The problem with biography is that there is never a way of uncovering the truth of a person’s life; instead, all we ever have are partial stories; well-lit official versions and candle-lit private versions, and in between them, glimpses of dark shapes under dustsheets in the shadows of a person’s life.
So here’s an official version of an intriguing story: Tamara Gorski, spoiled and cosseted daughter of a wealthy Polish family living in Moscow, marries Tadeusz de Lempicke, playboy lawyer. They live in St Petersburg in luxury appropriate to their class, but the Bolshevik revolution is coming to change their lives forever. Tamara’s family flee, in good time, but the Lempickes stay on because Tadeusz is wrapped up in politics. The secret police arrive in the middle of the night and take him away, a common story this one, although no less terrifying for that. But Tamara shows her mettle. Nourished on a rich diet of entitlement, she has the conviction of her family that everything can be bought, somehow, and she finds herself a corrupt official whom she pays with sexual favours. Tadeusz’s release is agreed, but there’s a delay. Tamara is packed off on the train to her extended family, awaiting her in Finnish exile. They move on to Denmark and finally France, where they settle in Paris. At some point, Tadeusz joins them, but he is a broken man, depressed and apathetic after his incarceration. From the depths of dislocation and genteel poverty, Tamara saves them again. In 1919, she begins art studies, by 1922 she is exhibiting and selling her work, by 1925 her style is refined, and by 1927 she is winning awards and painting the pictures that will sell to collectors like Madonna and Jack Nicholson by the end of the century for over a million dollars. It is a meteoric rise to fame and fortune by anyone’s standards.
But this is by no means the whole story. If we only heard this story, Tamara de Lempicke would be straightforwardly a heroine, a romantic hybrid between a female savior, a proto-feminist and an artistic genius. What complicates this admirable image is the presence of a small daughter, clinging cheerfully to her mother’s arm in a series of black and white photographs, as the two stroll down the promenade in Nice, a few months after the family’s arrival in France. There is nothing secret about these pictures; family history has opened up and found a place for little Kizette de Lempicke, who must be all of three years old. But Kizette would always be problematic when it came to Tamara creating her own legend. When Kizette was grown up, she was instructed to pass as Tamara’s sister, when she was little she was shunted around between relations and boarding schools. Kizette was ostensibly the sacrifice Tamara made to art. There was no place for a small child in her studio where she worked, or in the Parisian cafés where she smoked and drank the afternoons away, or at the wild socializing in the evenings, the crazy parties of les années folles that competed in outrageousness. When Tamara threw them, her trademark was to have naked serving girls acting as plates for the food.

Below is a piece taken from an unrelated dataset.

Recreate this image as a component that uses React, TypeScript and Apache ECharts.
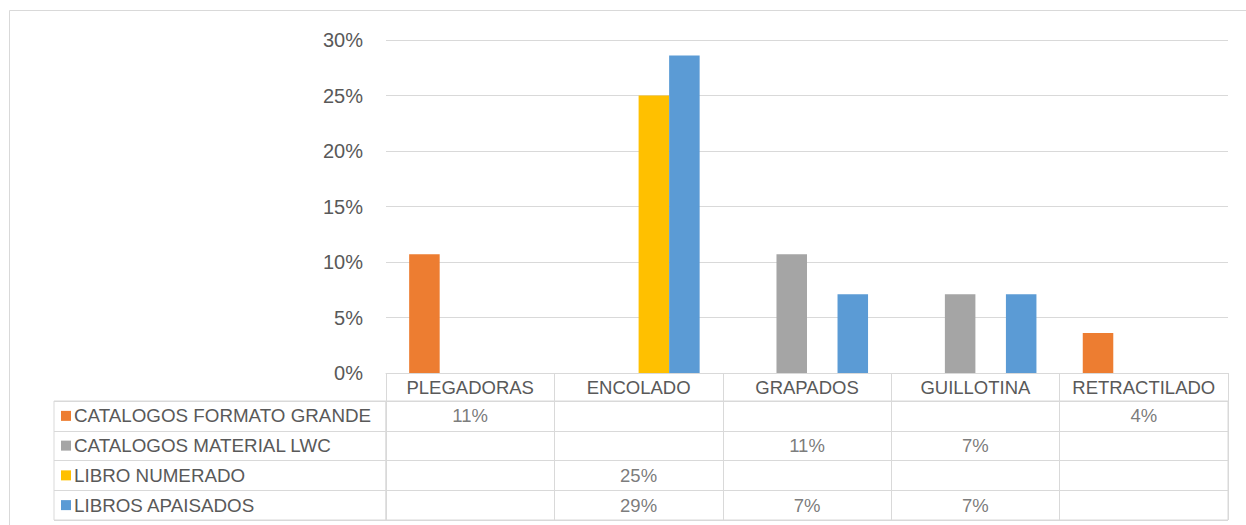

The bohemian life was not sympathetic to childcare, and if Tamara was going to be a famous artist, it was then, as now, not simply a question of painting pictures. Art was a lifestyle choice, not just something you did.
So, the official line of the unofficial history, is that Kizette was neglected in a good cause, while her mother took on the role of the family breadwinner and made art history on the side. But there’s still the problem of those photographs. If Kizette was a small child when they arrived in France, when was she born? Tamara de Lempicke made several adjustments to her age as she grew older, and with admirable foresight kept Kizette’s birth date a well-guarded secret. One possible version of Tamara’s story is that she fell pregnant in order to ensure marriage to Tadeusz. She had chased him since her mid-teens, turning up at a ball in a peasant girl’s costume with a flock of live geese in order to get his attention. There was no great incentive for the families on either side to marry them off, and we know for sure that Tamara was ruthless where her own desires were concerned. A potentially embarrassing pregnancy could certainly account for the abrupt haste with which they were married.
But where, then, was Kizette as a baby? Was she in the flat that night, when the secret police broke in and arrested her father? Was she starving alongside her mother as they tried to track him down in the conflict-torn city? Did she accompany her mother on the train ride that took them away from their homeland forever? If she was there, it is a very different story we would need to tell ourselves about Tamara’s battles in revolutionary St Petersburg, and one that might give her an air of nobility, one that might justify more convincingly her intense need to restore the family fortunes on the profits of her art. And yet there is not a single mention of Kizette during this period, and it seems much likelier that shortly after her birth, she was handed over to Tamara’s extended family, and cared for by her grandmother and a battalion of aunts. It seems much likelier that she escaped with them in the first wave of refugees; a sensible move that protected the little girl, but which makes a nonsense of Tamara’s later desertion of motherhood in the cause of art. If Tamara never really brought up Kizette until poverty and exile in Paris obliged her to do so, then her escape from domesticity into the decadent art world is not the act of a dedicated, unexpectedly talented mother, but the work of a selfish and self-preserving bohemian who ought never to have become a mother at all.
And yet those black and white photos from Nice celebrate this strange, unconventional mother-daughter relationship as much as they damn it. In the pictures, Tamara and Kizette are clearly swinging hands, the little girl skips and on their faces are genuine, carefree smiles. This is loving connection. The absence of baby Kizette in Tamara’s life history, or at least in the one that she fabricated for public consumption, is awkward because it works to unravel the other stories that she built up about herself. But when it comes to understanding mothers, I wonder to what extent we allow certain acceptable stories to take precedence over the improvisations of reality. Perhaps one of the most tenacious stories in our culture is that women must put motherhood first, above all other demands and concerns; that no woman is sympathetic unless she can be humbled by love for a child. Is the story that we need to tell here one about Tamara de Lempicke’s selfishness and dishonesty, or does it really concern culture’s stubborn inflexibility in its beliefs as to what a mother should be? Perhaps little Kizette’s smile tells us all we need to know.